I'm guessing you're referring to the following line?
  yield return resultSelector(bucket.Select(x => x));

The idea here is not so much streaming but to avoid giving a direct reference 
to the underlying array that is mutable. Arguably, one could render the array 
read-only with Array.AsReadOnly and it would have performance benefits for the 
downstream user but then the last bucket would have to be copied out if it 
turned out to be uneven. However that's an implementation detail that can be 
changed because it wouldn't break the contract. In the initial and current 
implementation, correctness was the first goal.

Original comment by azizatif on 2 May 2013 at 5:08

GoogleCodeExporter commented 9 years ago
well, that does have some merit. If this is indeed a JIT bug of some .NET 
version, there is probably no way there will ever be a chance to get a reliable 
test case. In that case the current implementation is at least correct, and 
this issue should be closed as irreproducible

Original comment by MartijnH...@gmail.com on 2 May 2013 at 7:18

GoogleCodeExporter commented 9 years ago
I would be comfortable with this being resolved as non-reproducible.

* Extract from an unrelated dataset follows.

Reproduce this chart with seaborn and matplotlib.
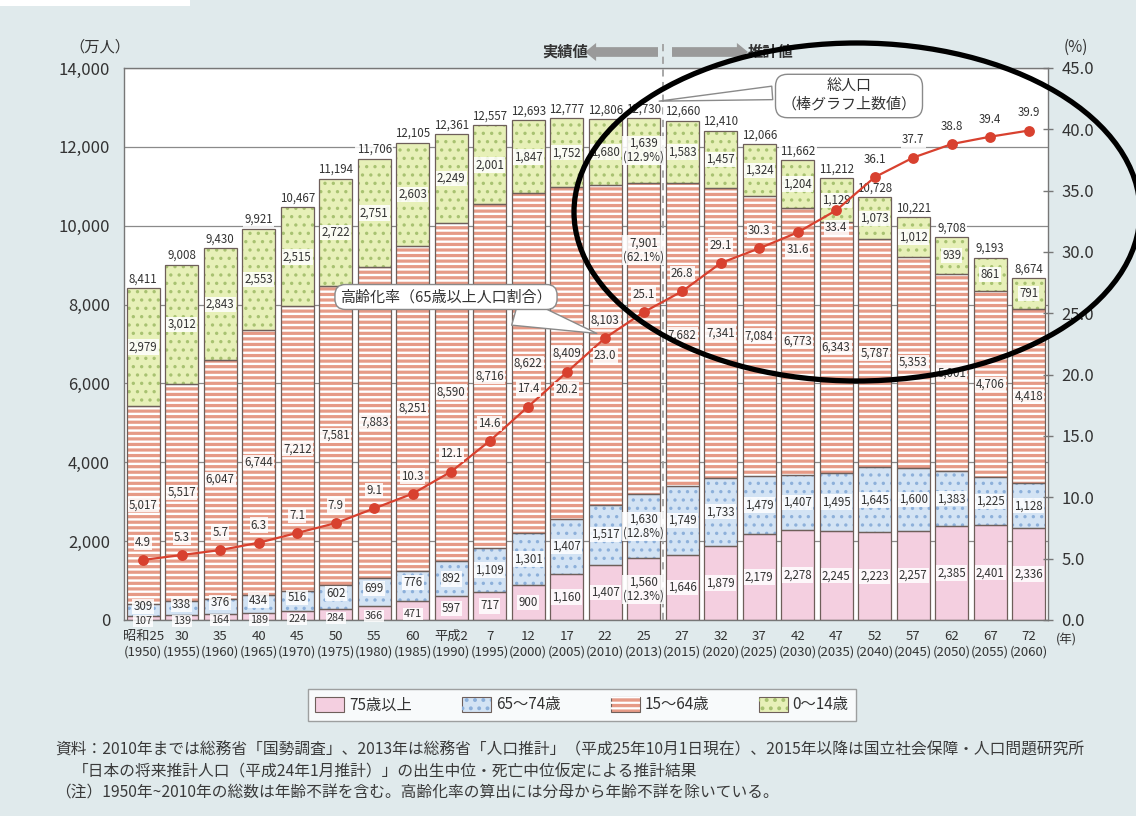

Original comment by alastair...@gmail.com on 2 May 2013 at 10:44

GoogleCodeExporter commented 9 years ago
@alastair.pitts, @MartijnHoekstra: thanks for the feedback

Issue closed as wont-fix. It can always be re-opened at a time when it can be 
demonstrated through a repeatable and failing test on any of the supported 
target platforms. Also considering it's been over 2 years without an 
*overwhelming* starring/voting of the issue.

Original comment by azizatif on 3 May 2013 at 6:30